Les boomers n’aiment vraiment pas se faire dire «OK boomer»

Depuis quelques semaines, l’expression «OK boomer» se répand sur le web, comme un feu de paille numérique, laissant une trace de boomers irrités sur son passage.
Pour les non-initiés, cette expression, surtout utilisée par les générations Z et Y (et quelques X particulièrement woke), sert de réponse passe-partout aux commentaires au ton qualifié de dédaigneux, condescendant ou encore méprisant que plusieurs accusent les baby-boomers d’avoir quand ils s’adressent aux plus jeunes.
«Les jeunes de nos jours...», «Les milléniaux...», «Dans mon temps...», «toast aux avocats».
L’origine de l’expression est difficile à retracer, mais elle gagne en popularité sur les réseaux sociaux depuis le début de l’année.
Si ce n’étaient que les friands de culture web qui étaient familiers avec l'expression, le grand public en a pris connaissance le 29 octobre dernier quand le New York Times a publié l’article «OK boomer Marks End of Friendly Generational Relations».
Dans cette galette de 1220 mots, on tire des liens concrets avec l’avènement d’«OK boomer», une expression qui aurait pu jusqu’à ce moment être considérée comme anodine, et la fin des bonnes relations intergénérationnelles.
Si vous passez du temps dans les sections commentaires, les tensions sont difficiles à ignorer.
La montée de la droite, l’inégalité financière, le réchauffement climatique ainsi que la garde-robe de Catherine Dorion sont des sujets qui contribuent à élargir le fossé qui sépare les idéaux générationnels, et comme ces sujets occupent beaucoup de place dans l’actualité, c’était à prévoir que les affrontements impolis se multiplieraient.
Si les jeunes ont trouvé une échappatoire à leurs frustrations en lâchant un OK Boomer, les principaux intéressés ne la trouvent pas aussi comique.
Depuis la publication de l’article du NYT, de nombreux textes d’opinion criant à l'âgisme se sont mis à pulluler comme des mauvaises herbes un peu partout sur le web.
Dans les pages du Guardian, Bhaskar Sunkara plaide q u’alors que plusieurs retraités se débattent pour joindre les deux bouts, avoir des jeunes riches qui leur crient OK boomer est un peu contre-productif.
Dans son texte «Millennials’ extreme hatred for Baby Boomers is totally unjustified», Steve Cuozzo affirme que la haine extrême que les milléniaux épr ouvent pour les baby boomers est totalement injustifiée.
L’animateur de radio conservateur Bob Lonsberry est même allé jusqu’à dire qu’«OK boomer» était l’équivalent du mot qui commence par N...
Même Saint Jude ne sait pas comment la gérer celle-là.
D’autres avancent que tout ce débat est inutile et nous fait perdre le cap de sur notre vrai combat, celui contre la bourgeoisie.
Si on croyait qu’«OK boomer» était un phénomène strictement web, la semaine dernière, la députée au parlement néo-zélandais Chloe Swarbrick, 25 ans, a utilisé la phrase pour faire taire un autre élu qui ne cessait pas d’interrompre son discours sur les changements climatiques.
Évidemment, les tensions entre les jeunes et la génération de leurs parents ont toujours existé, mais la vitesse à laquelle le monde change (trop vite pour certains, pas assez pour d’autres) donne encore plus de place à l’affrontement qu’avant.

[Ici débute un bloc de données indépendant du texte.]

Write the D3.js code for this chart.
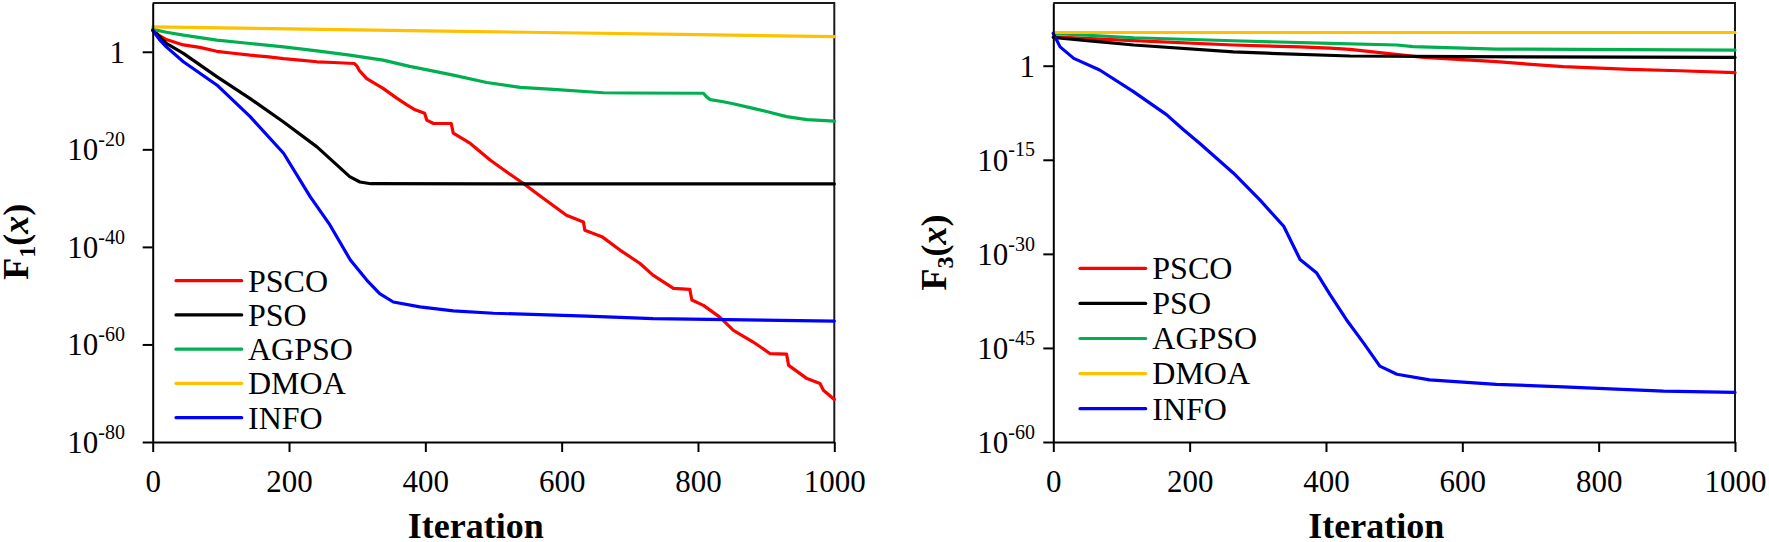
<!DOCTYPE html>
<html><head><meta charset="utf-8">
<script src="https://cdn.jsdelivr.net/npm/d3@7"></script>
<style>body{margin:0;background:#fff} svg{display:block}</style>
</head><body>
<svg id="chart" width="1769" height="542"></svg>
<script>
// ---------------- DATA ----------------
const seriesNames = ["PSCO", "PSO", "AGPSO", "DMOA", "INFO"];
const seriesColors = ["#FF0000", "#000000", "#00B050", "#FFC000", "#0000FF"];
const xTickValues = [0, 200, 400, 600, 800, 1000];
const f1YTickExps = [0, -20, -40, -60, -80];
const f3YTickExps = [0, -15, -30, -45, -60];
const xLabel = "Iteration";

// Each point: [iteration, log10(best fitness)]
const f1_PSCO = [[0,4.45],[10,3.3],[20,2.5],[45,1.4],[69,0.9],[94,0.1],[118,-0.3],[143,-0.7],[167,-1.0],[192,-1.4],[216,-1.7],[241,-2.05],[265,-2.2],[296,-2.4],[300,-3.0],[303,-3.8],[314,-5.5],[338,-7.5],[358,-9.5],[373,-10.9],[385,-11.9],[399,-12.6],[402,-14.0],[412,-14.7],[438,-14.7],[441,-16.7],[466,-18.8],[495,-22.2],[519,-24.6],[544,-27.0],[563,-29.0],[607,-33.5],[632,-34.9],[634,-36.6],[659,-37.9],[686,-40.7],[715,-43.4],[734,-45.8],[764,-48.5],[788,-48.7],[791,-50.9],[808,-52.0],[832,-54.4],[852,-57.1],[881,-59.5],[906,-61.9],[930,-62.0],[933,-64.3],[960,-67.0],[979,-68.0],[984,-69.4],[1000,-71.3]];
const f1_PSO = [[0,4.45],[10,3.1],[20,1.7],[45,-0.33],[94,-5.1],[143,-9.6],[192,-14.4],[241,-19.5],[289,-25.6],[304,-26.7],[320,-27.05],[500,-27.1],[1000,-27.1]];
const f1_AGPSO = [[0,4.6],[20,4.0],[45,3.4],[94,2.4],[143,1.7],[192,1.0],[241,0.2],[289,-0.7],[338,-1.7],[377,-3.0],[392,-3.4],[441,-4.8],[490,-6.3],[539,-7.3],[588,-7.7],[661,-8.4],[700,-8.45],[808,-8.5],[813,-9.3],[818,-9.8],[835,-10.2],[850,-10.6],[881,-11.6],[905,-12.4],[930,-13.3],[960,-13.9],[1000,-14.2]];
const f1_DMOA = [[0,5.1],[200,4.7],[400,4.3],[600,3.9],[800,3.5],[1000,3.1]];
const f1_INFO = [[0,4.4],[10,2.5],[20,1.0],[45,-2.05],[94,-6.8],[143,-13.3],[192,-20.8],[231,-29.7],[260,-35.5],[290,-42.7],[314,-46.8],[333,-49.6],[353,-51.3],[392,-52.3],[441,-53.1],[500,-53.6],[637,-54.2],[734,-54.7],[1000,-55.2]];

const f3_PSCO = [[0,4.6],[118,4.0],[264,3.3],[362,3.0],[406,2.8],[435,2.6],[543,1.33],[650,0.64],[748,-0.16],[846,-0.57],[919,-0.8],[1000,-1.1]];
const f3_PSO = [[0,4.5],[50,4.0],[118,3.3],[264,2.2],[313,2.0],[435,1.55],[600,1.45],[1000,1.33]];
const f3_AGPSO = [[0,5.15],[118,4.46],[264,3.98],[406,3.56],[504,3.3],[528,3.03],[650,2.66],[1000,2.5]];
const f3_DMOA = [[0,5.3],[500,5.3],[1000,5.3]];
const f3_INFO = [[0,5.15],[10,3.0],[30,1.17],[68,-0.68],[117,-4.1],[166,-7.8],[191,-10.2],[215,-12.4],[264,-17.1],[303,-21.4],[338,-25.6],[362,-30.9],[386,-33.0],[406,-36.5],[430,-40.5],[455,-44.2],[479,-47.9],[504,-49.2],[552,-50.1],[650,-50.8],[748,-51.2],[895,-51.9],[1000,-52.1]];

// ---------------- LAYOUT ----------------
const FONT = "'Liberation Serif','Times New Roman',serif";
const panels = [
  { left: 152.7, right: 834.3, top: 3, bottom: 442, yMinExp: -80, yMaxExp: 10, ticks: f1YTickExps,
    series: [f1_PSCO, f1_PSO, f1_AGPSO, f1_DMOA, f1_INFO], sub: "1",
    labelGap: 27.7, yLabelX: 28, yLabelY: 241.7,
    legX1: 176, legX2: 241.7, legTextX: 248, legY0: 280.7, legStep: 34.25 },
  { left: 1053.3, right: 1735, top: 3, bottom: 442, yMinExp: -60, yMaxExp: 10, ticks: f3YTickExps,
    series: [f3_PSCO, f3_PSO, f3_AGPSO, f3_DMOA, f3_INFO], sub: "3",
    labelGap: 18.3, yLabelX: 946, yLabelY: 252.5,
    legX1: 1080, legX2: 1145.7, legTextX: 1152.3, legY0: 268.3, legStep: 35.1 }
];

const svg = d3.select("#chart");

panels.forEach(cfg => {
  const g = svg.append("g");
  const x = d3.scaleLinear().domain([0, 1000]).range([cfg.left, cfg.right]);
  const y = d3.scaleLog().domain([Math.pow(10, cfg.yMinExp), Math.pow(10, cfg.yMaxExp)]).range([cfg.bottom, cfg.top]);

  // top/right frame
  g.append("path")
    .attr("d", `M${cfg.left},${cfg.top}H${cfg.right}V${cfg.bottom}`)
    .attr("fill", "none").attr("stroke", "#1a1a1a").attr("stroke-width", 2);

  // series
  const line = d3.line().x(d => x(d[0])).y(d => y(Math.pow(10, d[1])));
  cfg.series.forEach((s, i) => {
    g.append("path").datum(s).attr("d", line)
      .attr("fill", "none").attr("stroke", seriesColors[i]).attr("stroke-width", 3.2)
      .attr("stroke-linejoin", "round").attr("stroke-linecap", "round");
  });

  // x axis
  const gx = g.append("g").attr("transform", `translate(0,${cfg.bottom})`)
    .call(d3.axisBottom(x).tickValues(xTickValues).tickSize(10).tickSizeOuter(0).tickFormat(d3.format("d")));
  gx.select(".domain").attr("stroke", "#000").attr("stroke-width", 2);
  gx.selectAll(".tick line").attr("stroke", "#000").attr("stroke-width", 2);
  gx.selectAll(".tick text").attr("y", 492 - cfg.bottom).attr("dy", null)
    .attr("font-family", FONT).attr("font-size", 31).attr("fill", "#000");

  // y axis
  const gy = g.append("g").attr("transform", `translate(${cfg.left},0)`)
    .call(d3.axisLeft(y).tickValues(cfg.ticks.map(e => Math.pow(10, e))).tickSize(10).tickSizeOuter(0).tickFormat(() => ""));
  gy.select(".domain").attr("stroke", "#000").attr("stroke-width", 2);
  gy.selectAll(".tick line").attr("stroke", "#000").attr("stroke-width", 2);
  gy.selectAll(".tick text").each(function(d) {
    const e = Math.round(Math.log10(d));
    const t = d3.select(this).text(null)
      .attr("x", -cfg.labelGap).attr("dy", null).attr("y", 10.5)
      .attr("font-family", FONT).attr("font-size", 31).attr("fill", "#000").attr("text-anchor", "end");
    if (e === 0) { t.text("1"); }
    else {
      t.append("tspan").text("10");
      t.append("tspan").attr("dy", -14.3).attr("font-size", 20).text(String(e));
    }
  });

  // x label
  g.append("text").attr("x", cfg.left + 323).attr("y", 538)
    .attr("text-anchor", "middle").attr("font-family", FONT).attr("font-weight", "bold")
    .attr("font-size", 36).text(xLabel);

  // y label
  const yl = g.append("text")
    .attr("transform", `translate(${cfg.yLabelX},${cfg.yLabelY}) rotate(-90)`)
    .attr("text-anchor", "middle").attr("font-family", FONT).attr("font-weight", "bold").attr("font-size", 36);
  yl.append("tspan").text("F");
  yl.append("tspan").attr("font-size", 24).attr("dy", 7).text(cfg.sub);
  yl.append("tspan").attr("dy", -7).text("(");
  yl.append("tspan").attr("font-style", "italic").text("x");
  yl.append("tspan").text(")");

  // legend
  seriesNames.forEach((name, i) => {
    const ly = cfg.legY0 + i * cfg.legStep;
    g.append("line").attr("x1", cfg.legX1).attr("x2", cfg.legX2).attr("y1", ly).attr("y2", ly)
      .attr("stroke", seriesColors[i]).attr("stroke-width", 3.2).attr("stroke-linecap", "round");
    g.append("text").attr("x", cfg.legTextX).attr("y", ly + 10.8)
      .attr("font-family", FONT).attr("font-size", 32).attr("fill", "#000").text(name);
  });
});
</script>
</body></html>
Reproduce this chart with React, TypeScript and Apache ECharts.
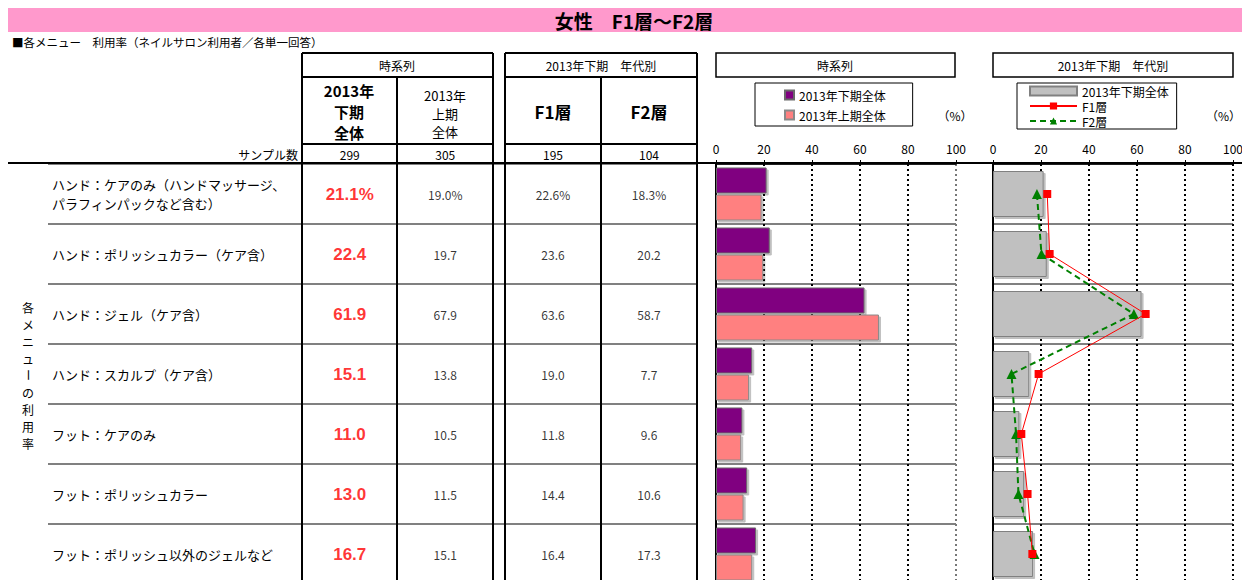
import React, { useEffect, useRef } from 'react';
import * as echarts from 'echarts';

const MENUS = [
  'ハンド：ケアのみ（ハンドマッサージ、\nパラフィンパックなど含む）',
  'ハンド：ポリッシュカラー（ケア含）',
  'ハンド：ジェル（ケア含）',
  'ハンド：スカルプ（ケア含）',
  'フット：ケアのみ',
  'フット：ポリッシュカラー',
  'フット：ポリッシュ以外のジェルなど',
];
const TOTAL_2013H2 = [21.1, 22.4, 61.9, 15.1, 11.0, 13.0, 16.7];
const TOTAL_2013H1 = [19.0, 19.7, 67.9, 13.8, 10.5, 11.5, 15.1];
const F1 = [22.6, 23.6, 63.6, 19.0, 11.8, 14.4, 16.4];
const F2 = [18.3, 20.2, 58.7, 7.7, 9.6, 10.6, 17.3];
const SAMPLES = [299, 305, 195, 104];
const TIME_COLS = ['2013年下期全体', '2013年上期全体'];
const AGE_COLS = ['F1層', 'F2層'];
const SIDE_LABEL = ['各', 'メ', 'ニ', 'ュ', 'ー', 'の', '利', '用', '率'];

const FF = '"Noto Sans CJK JP", "Noto Sans", sans-serif';
const fmt = (v: number, i: number) => v.toFixed(1) + (i === 0 ? '%' : '');

const line = (x1: number, y1: number, x2: number, y2: number, w = 2, c = '#000') => ({
  type: 'line',
  z: 100,
  shape: { x1, y1, x2, y2 },
  style: { stroke: c, lineWidth: w },
});
const text = (
  t: string,
  x: number,
  y: number,
  size = 12,
  opts: { bold?: boolean; align?: string; color?: string; lineHeight?: number; rotation?: number } = {}
) => ({
  type: 'text',
  z: 100,
  x,
  y,
  rotation: opts.rotation || 0,
  style: {
    text: t,
    fill: opts.color || '#000',
    font: `${opts.bold ? 'bold ' : ''}${size}px ${FF}`,
    textAlign: opts.align || 'center',
    textVerticalAlign: 'middle',
    align: opts.align || 'center',
    verticalAlign: 'middle',
    lineHeight: opts.lineHeight,
  },
});

const valueXAxis = (gridIndex: number, lastColor: string) => ({
  type: 'value',
  gridIndex,
  min: 0,
  max: 100,
  interval: 20,
  position: 'top',
  axisLine: { show: true, lineStyle: { color: '#000', width: 1.5 } },
  axisTick: { show: true, length: 4, lineStyle: { color: '#000', width: 1 } },
  axisLabel: { fontSize: 12, color: '#000', margin: 10, fontFamily: FF },
  splitLine: {
    show: true,
    lineStyle: { color: ['#000', '#000', '#000', '#000', '#000', lastColor], width: 2, type: [2, 3] },
  },
});
const rowYAxis = (gridIndex: number) => ({
  type: 'category',
  gridIndex,
  data: MENUS,
  inverse: true,
  axisLine: { show: true, lineStyle: { color: '#000', width: 2 } },
  axisTick: { show: false },
  axisLabel: { show: false, interval: 0 },
  splitLine: { show: true, interval: 0, lineStyle: { color: '#808080', width: 2 } },
});
const cellSeries = (xIndex: number, col: string, vals: number[], red: boolean) => ({
  type: 'scatter',
  xAxisIndex: xIndex,
  yAxisIndex: xIndex,
  silent: true,
  symbolSize: 1,
  itemStyle: { color: 'rgba(0,0,0,0)' },
  data: vals.map((v, i) => [col, MENUS[i], v]),
  label: {
    show: true,
    position: 'inside',
    formatter: (p: any) => fmt(p.value[2], p.dataIndex),
    color: red ? '#FF0000' : '#000',
    fontWeight: red ? 'bold' : 'normal',
    fontSize: red ? 17 : 12,
    fontFamily: red ? '"Liberation Sans", Arial, sans-serif' : FF,
  },
});
const colXAxis = (gridIndex: number, cols: string[], offset: number) => ({
  type: 'category',
  gridIndex,
  data: cols,
  position: 'top',
  axisLine: { show: false },
  axisTick: { show: false },
  splitLine: { show: false },
  axisLabel: {
    interval: 0,
    margin: 4,
    fontSize: 12,
    color: '#000',
    fontFamily: FF,
    formatter: (_v: string, i: number) => String(SAMPLES[i + offset]),
  },
});

export default function App() {
  const ref = useRef<HTMLDivElement>(null);
  useEffect(() => {
    document.body.style.margin = '0';
    document.body.style.overflow = 'hidden';
    if (!ref.current) return;
    const chart = echarts.init(ref.current, undefined, { renderer: 'svg' });

    const graphics: any[] = [
      { type: 'rect', z: 90, shape: { x: 8, y: 8, width: 1234, height: 24 }, style: { fill: '#FF99CC' } },
      text('女性　F1層～F2層', 634, 20, 19, { bold: true }),
      text('■各メニュー　利用率（ネイルサロン利用者／各単一回答）', 12, 42, 11.5, { align: 'left' }),
      // table header lines
      line(302, 53, 493, 53), line(505, 53, 697, 53),
      line(302, 77, 493, 77), line(505, 77, 697, 77),
      line(302, 144, 493, 144), line(505, 144, 697, 144),
      line(8, 163, 1242, 163),
      line(302, 53, 302, 580), line(397, 77, 397, 580), line(493, 53, 493, 580),
      line(505, 53, 505, 580), line(601, 77, 601, 580), line(697, 53, 697, 580),
      // header texts
      text('2013年', 349, 90, 15, { bold: true }),
      text('下期', 349, 111, 15, { bold: true }),
      text('全体', 349, 132, 15, { bold: true }),
      text('時系列', 397, 65, 12),
      text('2013年下期　年代別', 601, 65, 12),
      text('2013年\n上期\n全体', 445, 113, 13, { lineHeight: 18 }),
      text('F1層', 553, 111, 17, { bold: true }),
      text('F2層', 649, 111, 17, { bold: true }),
      text('サンプル数', 298, 154, 12, { align: 'right' }),
      // chart headers
      { type: 'rect', z: 100, shape: { x: 716, y: 53, width: 239, height: 24 }, style: { fill: 'none', stroke: '#000', lineWidth: 1.5 } },
      { type: 'rect', z: 100, shape: { x: 993, y: 53, width: 240, height: 24 }, style: { fill: 'none', stroke: '#000', lineWidth: 1.5 } },
      text('時系列', 835, 65, 12),
      text('2013年下期　年代別', 1113, 65, 12),
      text('（%）', 955, 115, 12),
      text('（%）', 1241, 115, 12, { align: 'right' }),
      ...SIDE_LABEL.map((c, i) =>
        text(c, 28, 307 + i * 17, 12, { rotation: c === 'ー' ? -Math.PI / 2 : 0 })
      ),
    ];

    const shadow = { shadowColor: 'rgba(0,0,0,0.25)', shadowOffsetX: 2, shadowOffsetY: 2, shadowBlur: 1 };

    chart.setOption({
      animation: false,
      backgroundColor: '#fff',
      textStyle: { fontFamily: FF },
      grid: [
        { left: 716, top: 164, width: 240, height: 420, outerBoundsMode: 'none', containLabel: false },
        { left: 993, top: 164, width: 240, height: 420, outerBoundsMode: 'none', containLabel: false },
        { left: 48, top: 164, width: 649, height: 420, outerBoundsMode: 'none', containLabel: false },
        { left: 302, top: 164, width: 191, height: 420, outerBoundsMode: 'none', containLabel: false },
        { left: 505, top: 164, width: 192, height: 420, outerBoundsMode: 'none', containLabel: false },
      ],
      xAxis: [
        valueXAxis(0, '#777'),
        valueXAxis(1, '#000'),
        { type: 'value', gridIndex: 2, show: false, min: 0, max: 1 },
        colXAxis(3, TIME_COLS, 0),
        colXAxis(4, AGE_COLS, 2),
      ],
      yAxis: [
        rowYAxis(0),
        rowYAxis(1),
        {
          type: 'category',
          gridIndex: 2,
          data: MENUS,
          inverse: true,
          axisLine: { show: false },
          axisTick: { show: false },
          axisLabel: {
            show: true,
            inside: true,
            interval: 0,
            margin: 4,
            align: 'left',
            fontSize: 13,
            lineHeight: 19,
            color: '#000',
            fontFamily: FF,
          },
          splitLine: { show: true, interval: 0, lineStyle: { color: '#808080', width: 2 } },
        },
        { type: 'category', gridIndex: 3, data: MENUS, inverse: true, show: false },
        { type: 'category', gridIndex: 4, data: MENUS, inverse: true, show: false },
      ],
      legend: [
        {
          data: ['2013年下期全体', '2013年上期全体'],
          left: 755,
          top: 83,
          orient: 'vertical',
          borderColor: '#000',
          borderWidth: 1,
          padding: [6, 27, 5, 29],
          itemGap: 8,
          itemWidth: 9,
          itemHeight: 9,
          icon: 'rect',
          selectedMode: false,
          textStyle: { fontSize: 12, color: '#000', fontFamily: FF },
        },
        {
          data: [{ name: '年代別全体', icon: 'rect' }, 'F1層', 'F2層'],
          left: 1017,
          top: 83,
          orient: 'vertical',
          borderColor: '#000',
          borderWidth: 1,
          padding: [2, 8, 2, 12],
          itemGap: 3,
          itemWidth: 47,
          itemHeight: 9,
          selectedMode: false,
          formatter: (n: string) => (n === '年代別全体' ? '2013年下期全体' : n),
          textStyle: { fontSize: 12, color: '#000', fontFamily: FF },
        },
      ],
      series: [
        {
          name: '2013年下期全体',
          type: 'bar',
          xAxisIndex: 0,
          yAxisIndex: 0,
          data: TOTAL_2013H2,
          barWidth: 26,
          barGap: '4%',
          itemStyle: { color: '#800080', borderColor: '#6a6a6a', borderWidth: 1, ...shadow },
        },
        {
          name: '2013年上期全体',
          type: 'bar',
          xAxisIndex: 0,
          yAxisIndex: 0,
          data: TOTAL_2013H1,
          barWidth: 26,
          barGap: '4%',
          itemStyle: { color: '#FF8080', borderColor: '#8a8a8a', borderWidth: 1, ...shadow },
        },
        {
          name: '年代別全体',
          type: 'bar',
          xAxisIndex: 1,
          yAxisIndex: 1,
          data: TOTAL_2013H2,
          barWidth: 46,
          itemStyle: { color: '#C0C0C0', borderColor: '#808080', borderWidth: 1, ...shadow },
        },
        {
          name: 'F1層',
          type: 'line',
          xAxisIndex: 1,
          yAxisIndex: 1,
          data: F1.map((v, i) => [v, MENUS[i]]),
          symbol: 'rect',
          symbolSize: 8,
          z: 4,
          itemStyle: { color: '#FF0000' },
          lineStyle: { color: '#FF0000', width: 1 },
        },
        {
          name: 'F2層',
          type: 'line',
          xAxisIndex: 1,
          yAxisIndex: 1,
          data: F2.map((v, i) => [v, MENUS[i]]),
          symbol: 'triangle',
          symbolSize: 10,
          z: 3,
          itemStyle: { color: '#008000' },
          lineStyle: { color: '#008000', width: 2, type: [6, 4] },
        },
        cellSeries(3, TIME_COLS[0], TOTAL_2013H2, true),
        cellSeries(3, TIME_COLS[1], TOTAL_2013H1, false),
        cellSeries(4, AGE_COLS[0], F1, false),
        cellSeries(4, AGE_COLS[1], F2, false),
      ],
      graphic: graphics,
    });
    return () => chart.dispose();
  }, []);
  return <div ref={ref} style={{ width: 1242, height: 580 }} />;
}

Et, les réseaux sociaux n’aident pas non plus.
Par contre, «OK boomer» n’est probablement pas le cri de ralliement que plusieurs craignent. Ce n’est pas la phrase clé d’un mouvement qui cherche à écarter tous les gens de 55 ans et plus de la sphère publique.
C’est un meme. Et comme la plupart des memes, il va s'essouffler assez vite. Le fait qu’autant de chroniqueurs se sont déjà penchés sur la question met en évidence que c’est déjà le début de la fin.
Ça peut paraître méprisant et âgiste, et ça l’est sûrement dans plusieurs instances, mais c’est aussi symptomatique d’une frustration plus grande d’une génération qui sent que ses inquiétudes sont complètement ignorées par les autres.
Les X, Y et Z ont certains privilèges que les autres n’ont pas eu, mais ils ont aussi des fardeaux propres à eux-mêmes, comme savoir que le monde se trouve dans un état précaire et que ça laisse une grande partie de la population dans une indifférence totale.
Mais si on tient tant que ça au décorum et à la politesse, la prochaine fois on pourra dire: «Désolé cher soixantenaire. Ce que tu dis ne m’affecte pas.»